What is the dream?
A few years ago, someone asked me, "What is the dream?" I vividly remember how my body lit up, like the first day of spring. I hadn’t realized how long it had been since someone had asked me that question so genuinely. At that moment, my mind swirled with dreams—detailed and perfectly planned out. But, as we all know, life rarely follows the script we’ve written in our heads.
Back then, my answer went something like this: "Are you sure you're ready to hear this? I’ve always dreamed of having a large family—about ten children—and living in a charming, old farmhouse in the lush, green mountainsh of the North East. I imagine raising animals, integrating faith, and nurturing mental wellness. I want to build a life with a man who loves the Lord, desires to farm, and be part of a vibrant community. I long for a slower, intentional life…” And I could’ve kept going.

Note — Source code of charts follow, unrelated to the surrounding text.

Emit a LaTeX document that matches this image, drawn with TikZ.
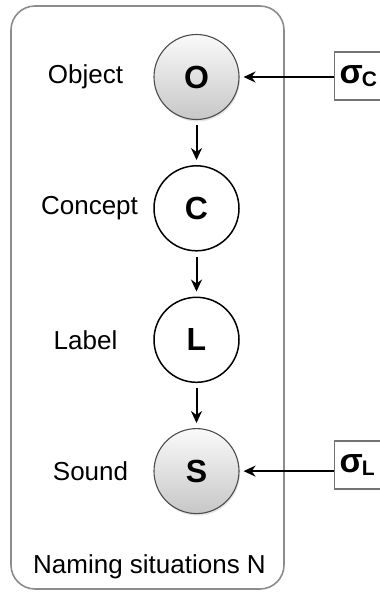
\documentclass[tikz,border=0pt]{standalone}
\usepackage{fontspec}
\setmainfont{Liberation Sans}
\usetikzlibrary{arrows.meta, positioning, shadows}

\begin{document}
\begin{tikzpicture}[
    x=1pt, y=-1pt,
    font=\fontsize{26}{30}\selectfont,
    node distance = 45pt,
    plate/.style = {
        rectangle, draw=black!45, rounded corners=24pt,
        minimum width=273pt, minimum height=583pt, line width=1.6pt
    },
    latent/.style = {
        circle, draw=black, fill=white, minimum size=85pt,
        inner sep=0pt, line width=1.5pt,
        font=\fontsize{32}{34}\selectfont\bfseries
    },
    observed/.style = {
        latent, draw=black!70, line width=1.1pt,
        top color=black!2, bottom color=black!22,
        drop shadow={opacity=0.2, shadow xshift=1pt, shadow yshift=-2pt}
    },
    param/.style = {
        rectangle, draw=black!55, fill=white, line width=1.1pt,
        minimum height=48pt, inner sep=5pt, anchor=west
    },
    lbl/.style = {font=\fontsize{26}{30}\selectfont},
    arr/.style = {-{Stealth[length=12pt, width=11pt]}, line width=2pt,
        shorten >=5pt, shorten <=5pt},
]

\useasboundingbox (0,0) rectangle (380,592);

% plate
\node[plate] (plate) at (147.5,297.5) {};
\node[anchor=base] (plname) at ([xshift=2pt, yshift=16pt]plate.south) {Naming situations N};

% variables
\node[observed] (O) at (196.5,77) {O};
\node[latent, below=of O] (C) {C};
\node[latent, below=of C] (L) {L};
\node[observed, below=of L] (S) {S};

\node[lbl] (tO) at ([xshift=-111pt]O) {Object};
\node[lbl] (tC) at ([xshift=-107pt]C) {Concept};
\node[lbl] (tL) at ([xshift=-111pt]L) {Label};
\node[lbl] (tS) at ([xshift=-106pt]S) {Sound};

% priors
\node[param] (sC) at (334,76) {\fontsize{34}{34}\selectfont\bfseries σ\kern-1pt\raisebox{-3pt}{\fontsize{21}{21}\selectfont C}\kern25pt};
\node[param] (sL) at (334,465) {\fontsize{34}{34}\selectfont\bfseries σ\kern-1pt\raisebox{-3pt}{\fontsize{21}{21}\selectfont L}\kern25pt};

\draw[arr] (O) -- (C);
\draw[arr] (C) -- (L);
\draw[arr] (L) -- (S);
\draw[arr, shorten <=0pt, shorten >=4pt] (sC.west |- O) -- (O);
\draw[arr, shorten <=0pt, shorten >=4pt] (sL.west |- S) -- (S);

\end{tikzpicture}
\end{document}
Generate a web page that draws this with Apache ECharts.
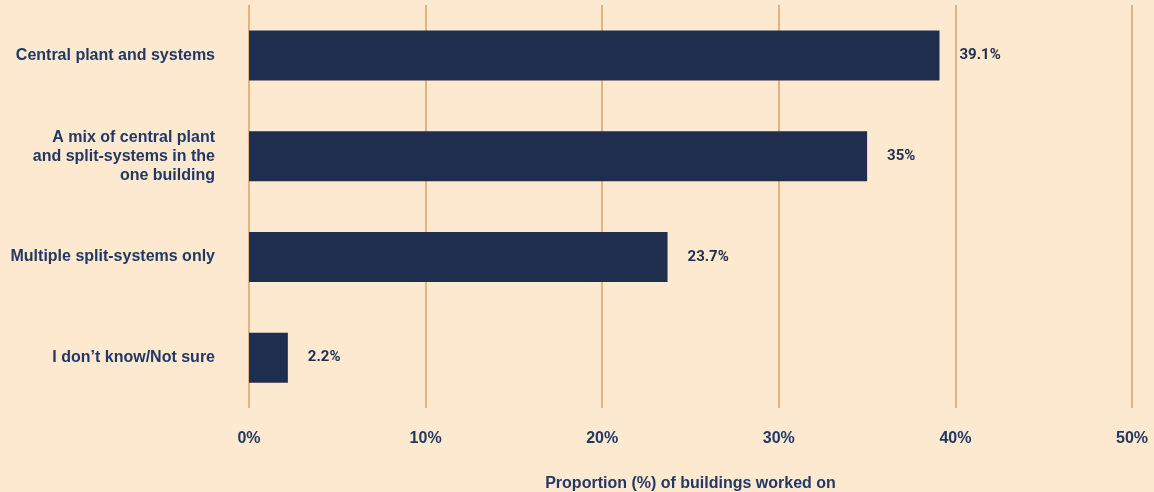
<!DOCTYPE html>
<html>
<head>
<meta charset="utf-8">
<script src="https://cdn.jsdelivr.net/npm/echarts@6/dist/echarts.min.js"></script>
<style>
html,body{margin:0;padding:0;background:#FDE8D0;}
#c{width:1154px;height:492px;}
</style>
</head>
<body>
<div id="c"></div>
<script>
const categories = [
  "Central plant and systems",
  "A mix of central plant\nand split-systems in the\none building",
  "Multiple split-systems only",
  "I don\u2019t know/Not sure"
];
const values = [39.1, 35, 23.7, 2.2];
const xTicks = [0, 10, 20, 30, 40, 50];
const axisTitle = "Proportion (%) of buildings worked on";

const navy = "#1F2D4E";
const textColor = "#223862";
const sans = 'Liberation Sans, Arial, sans-serif';
const chart = echarts.init(document.getElementById('c'), null, {renderer: 'canvas'});
chart.setOption({
  backgroundColor: "#FDE8D0",
  animation: false,
  grid: {left: 249, right: 22, top: 5, bottom: 84, containLabel: false, outerBoundsMode: 'none'},
  xAxis: {
    type: 'value',
    min: xTicks[0], max: xTicks[xTicks.length - 1], interval: 10,
    axisLine: {show: false},
    axisTick: {show: false},
    splitLine: {show: true, lineStyle: {color: "#DFB385", width: 2}},
    axisLabel: {
      formatter: v => v + '%',
      color: textColor, fontWeight: 'bold', fontSize: 16,
      fontFamily: sans, margin: 23
    },
    name: axisTitle,
    nameLocation: 'middle',
    nameGap: 68,
    nameTextStyle: {color: textColor, fontWeight: 'bold', fontSize: 16, fontFamily: sans}
  },
  yAxis: {
    type: 'category',
    data: categories,
    inverse: true,
    axisLine: {show: false},
    axisTick: {show: false},
    splitLine: {show: false},
    axisLabel: {
      color: textColor, fontWeight: 'bold', fontSize: 16, lineHeight: 19,
      fontFamily: sans, margin: 34, align: 'right'
    }
  },
  series: [{
    type: 'bar',
    data: values,
    barWidth: 50,
    itemStyle: {color: navy},
    label: {
      show: true, position: 'right', distance: 20,
      formatter: p => p.value + '%',
      color: navy, fontWeight: 'bold', fontSize: 15,
      fontFamily: 'Roboto, Liberation Sans, sans-serif'
    }
  }]
});
</script>
</body>
</html>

Today, I’m not surrounded by the green mountains, the old farmhouse, or the ten children… yet. But what remains is the Lord’s unwavering faithfulness. I’m blessed with a man who chases after God, a cozy, quaint cottage that meets our needs, animals we love and care for, land to cultivate and share with our community, and the most breathtaking sunsets over the lake just down the hill from our home that remind me of God’s daily provision.
What a gift!
I was so focused on my own desires that I almost missed what the Lord had for me. If I hadn't surrendered—and this is the important part—if I hadn’t continued to surrender those wants, I wouldn’t be married to the most incredible man I know, nor would I be able to see the beauty around me each day. It’s a constant internal battle between what I want, what I need, and what God has for me.
This dream—The Garden Cottage Farm—was planted in my heart years ago, long before I truly understood what it meant. All I knew was that it was worth it to surrender the things I thought I wanted and believed were best for me, because honestly, I make a terrible god over my own life, and allow God to be in control. I didn’t want to miss what He had planned for me.

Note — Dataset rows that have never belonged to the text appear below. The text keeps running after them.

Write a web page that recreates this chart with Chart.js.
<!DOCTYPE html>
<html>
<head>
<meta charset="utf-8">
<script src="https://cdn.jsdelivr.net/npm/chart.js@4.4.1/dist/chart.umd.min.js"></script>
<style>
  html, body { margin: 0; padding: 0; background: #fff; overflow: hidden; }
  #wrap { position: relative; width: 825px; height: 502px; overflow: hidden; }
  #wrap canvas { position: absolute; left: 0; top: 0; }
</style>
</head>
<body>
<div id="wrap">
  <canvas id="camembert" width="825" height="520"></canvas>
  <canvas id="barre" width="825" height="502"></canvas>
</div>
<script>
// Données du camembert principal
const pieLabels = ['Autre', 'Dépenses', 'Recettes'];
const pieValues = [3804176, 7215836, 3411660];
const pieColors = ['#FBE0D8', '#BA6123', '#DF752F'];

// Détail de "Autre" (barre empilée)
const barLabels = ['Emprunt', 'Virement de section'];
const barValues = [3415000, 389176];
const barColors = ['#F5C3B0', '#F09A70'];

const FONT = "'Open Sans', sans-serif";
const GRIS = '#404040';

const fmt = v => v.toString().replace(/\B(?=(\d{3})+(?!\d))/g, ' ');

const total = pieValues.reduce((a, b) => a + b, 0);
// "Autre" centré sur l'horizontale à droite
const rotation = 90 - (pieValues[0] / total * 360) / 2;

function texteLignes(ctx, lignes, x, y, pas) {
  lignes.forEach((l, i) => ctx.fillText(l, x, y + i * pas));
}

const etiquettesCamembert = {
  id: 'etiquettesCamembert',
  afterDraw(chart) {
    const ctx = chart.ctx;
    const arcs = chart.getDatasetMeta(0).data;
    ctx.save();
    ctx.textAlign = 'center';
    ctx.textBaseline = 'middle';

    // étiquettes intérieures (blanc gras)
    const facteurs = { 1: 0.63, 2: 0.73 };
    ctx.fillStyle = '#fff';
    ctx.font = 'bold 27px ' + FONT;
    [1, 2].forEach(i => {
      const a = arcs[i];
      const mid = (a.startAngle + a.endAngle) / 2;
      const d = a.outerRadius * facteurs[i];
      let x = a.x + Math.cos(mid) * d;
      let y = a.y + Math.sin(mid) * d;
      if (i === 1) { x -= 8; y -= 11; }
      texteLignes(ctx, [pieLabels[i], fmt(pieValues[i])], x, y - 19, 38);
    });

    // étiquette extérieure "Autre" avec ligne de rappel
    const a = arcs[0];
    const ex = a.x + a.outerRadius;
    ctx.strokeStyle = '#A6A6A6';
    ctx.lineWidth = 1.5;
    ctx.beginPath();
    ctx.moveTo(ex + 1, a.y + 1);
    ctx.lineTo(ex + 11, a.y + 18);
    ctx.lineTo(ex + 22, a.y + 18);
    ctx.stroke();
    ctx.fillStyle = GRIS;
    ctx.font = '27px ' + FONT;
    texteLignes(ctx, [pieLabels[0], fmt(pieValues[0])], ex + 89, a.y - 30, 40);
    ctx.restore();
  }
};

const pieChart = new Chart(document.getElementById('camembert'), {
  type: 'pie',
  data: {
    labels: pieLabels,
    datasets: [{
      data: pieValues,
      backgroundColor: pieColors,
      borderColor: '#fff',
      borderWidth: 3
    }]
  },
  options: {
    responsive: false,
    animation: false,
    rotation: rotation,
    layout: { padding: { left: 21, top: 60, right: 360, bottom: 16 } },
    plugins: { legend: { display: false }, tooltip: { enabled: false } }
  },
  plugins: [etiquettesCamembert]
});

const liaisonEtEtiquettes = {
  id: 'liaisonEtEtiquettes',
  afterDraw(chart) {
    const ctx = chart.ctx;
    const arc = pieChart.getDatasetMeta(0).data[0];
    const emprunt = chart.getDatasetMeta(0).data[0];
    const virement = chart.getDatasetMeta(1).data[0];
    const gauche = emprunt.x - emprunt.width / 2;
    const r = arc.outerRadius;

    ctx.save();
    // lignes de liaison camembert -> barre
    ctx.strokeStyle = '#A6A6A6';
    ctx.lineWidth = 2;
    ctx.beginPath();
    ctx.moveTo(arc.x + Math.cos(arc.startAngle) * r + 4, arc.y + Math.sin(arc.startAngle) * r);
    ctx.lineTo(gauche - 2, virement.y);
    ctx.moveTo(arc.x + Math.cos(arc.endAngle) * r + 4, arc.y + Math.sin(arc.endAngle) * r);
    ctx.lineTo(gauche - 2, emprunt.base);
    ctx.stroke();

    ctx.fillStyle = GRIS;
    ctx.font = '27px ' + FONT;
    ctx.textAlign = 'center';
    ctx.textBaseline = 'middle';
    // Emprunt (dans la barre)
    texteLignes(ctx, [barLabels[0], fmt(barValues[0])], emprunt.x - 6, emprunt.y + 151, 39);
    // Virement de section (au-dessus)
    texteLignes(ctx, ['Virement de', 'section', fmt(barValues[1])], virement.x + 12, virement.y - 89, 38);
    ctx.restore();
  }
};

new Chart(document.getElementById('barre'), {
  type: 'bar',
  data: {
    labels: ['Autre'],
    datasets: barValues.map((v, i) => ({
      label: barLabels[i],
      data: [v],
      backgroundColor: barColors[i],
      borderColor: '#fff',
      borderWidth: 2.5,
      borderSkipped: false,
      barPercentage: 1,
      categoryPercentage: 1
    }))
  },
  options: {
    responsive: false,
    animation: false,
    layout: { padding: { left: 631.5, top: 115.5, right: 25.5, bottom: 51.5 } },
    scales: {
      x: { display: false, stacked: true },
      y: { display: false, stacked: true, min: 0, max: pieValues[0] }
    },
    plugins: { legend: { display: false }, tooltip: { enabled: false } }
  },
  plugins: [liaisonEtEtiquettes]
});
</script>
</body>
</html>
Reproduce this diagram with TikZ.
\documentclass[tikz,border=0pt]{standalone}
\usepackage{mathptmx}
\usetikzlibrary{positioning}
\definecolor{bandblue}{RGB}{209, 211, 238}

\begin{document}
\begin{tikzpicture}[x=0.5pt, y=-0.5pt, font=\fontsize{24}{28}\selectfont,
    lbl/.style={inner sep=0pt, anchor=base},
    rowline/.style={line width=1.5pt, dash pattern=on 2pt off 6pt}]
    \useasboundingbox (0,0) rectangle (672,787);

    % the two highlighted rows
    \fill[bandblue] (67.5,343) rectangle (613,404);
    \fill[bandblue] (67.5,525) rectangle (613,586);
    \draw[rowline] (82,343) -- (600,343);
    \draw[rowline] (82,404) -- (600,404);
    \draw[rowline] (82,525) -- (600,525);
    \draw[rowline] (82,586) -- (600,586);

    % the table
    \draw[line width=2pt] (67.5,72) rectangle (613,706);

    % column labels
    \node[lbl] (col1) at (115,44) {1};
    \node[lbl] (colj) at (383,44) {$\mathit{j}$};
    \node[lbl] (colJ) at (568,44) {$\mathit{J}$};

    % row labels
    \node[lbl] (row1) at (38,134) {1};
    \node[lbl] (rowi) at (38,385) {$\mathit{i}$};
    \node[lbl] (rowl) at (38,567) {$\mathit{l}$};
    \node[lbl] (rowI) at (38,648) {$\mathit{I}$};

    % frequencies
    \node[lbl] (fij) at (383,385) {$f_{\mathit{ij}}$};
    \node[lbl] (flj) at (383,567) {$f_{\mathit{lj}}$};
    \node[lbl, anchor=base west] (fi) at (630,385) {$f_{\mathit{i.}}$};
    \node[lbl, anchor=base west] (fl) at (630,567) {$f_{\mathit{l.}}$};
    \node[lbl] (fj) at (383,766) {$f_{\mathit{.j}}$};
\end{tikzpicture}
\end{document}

Through years of searching, deep conversations with friends, early mornings drenched in prayer, experiences in other cultures, and my career in the mental health field, all led my heart to see the dream God was cultivating. And it all comes down to this: The Garden Cottage Farm—to steward the gifts we’ve been given, to contribute to our community, to use our talents as husband and wife to serve, to honor God in all we do, and to love each other as Christ first loved us.
This is only the first year The Garden Cottage Farm has taken physical form, and I am filled with joy and anticipation for what lies ahead.
In this new season, as we enter year two of The Garden Cottage Farm, I hold close this quote by Elsie De Wolfe: "I am going to make everything around me beautiful—that will be my life." The world is already full of beauty, and the dreams and desires in your heart have purpose. Yet, it is a choice—a choice I know well, though not always easy—that is worth it: to believe in and seek faith in what God is doing in our lives.
So, I leave you with this: What dreams is God placing on your heart? How can you begin taking small, faithful steps toward the life He’s calling you to?
You have purpose. You are valued. You are loved.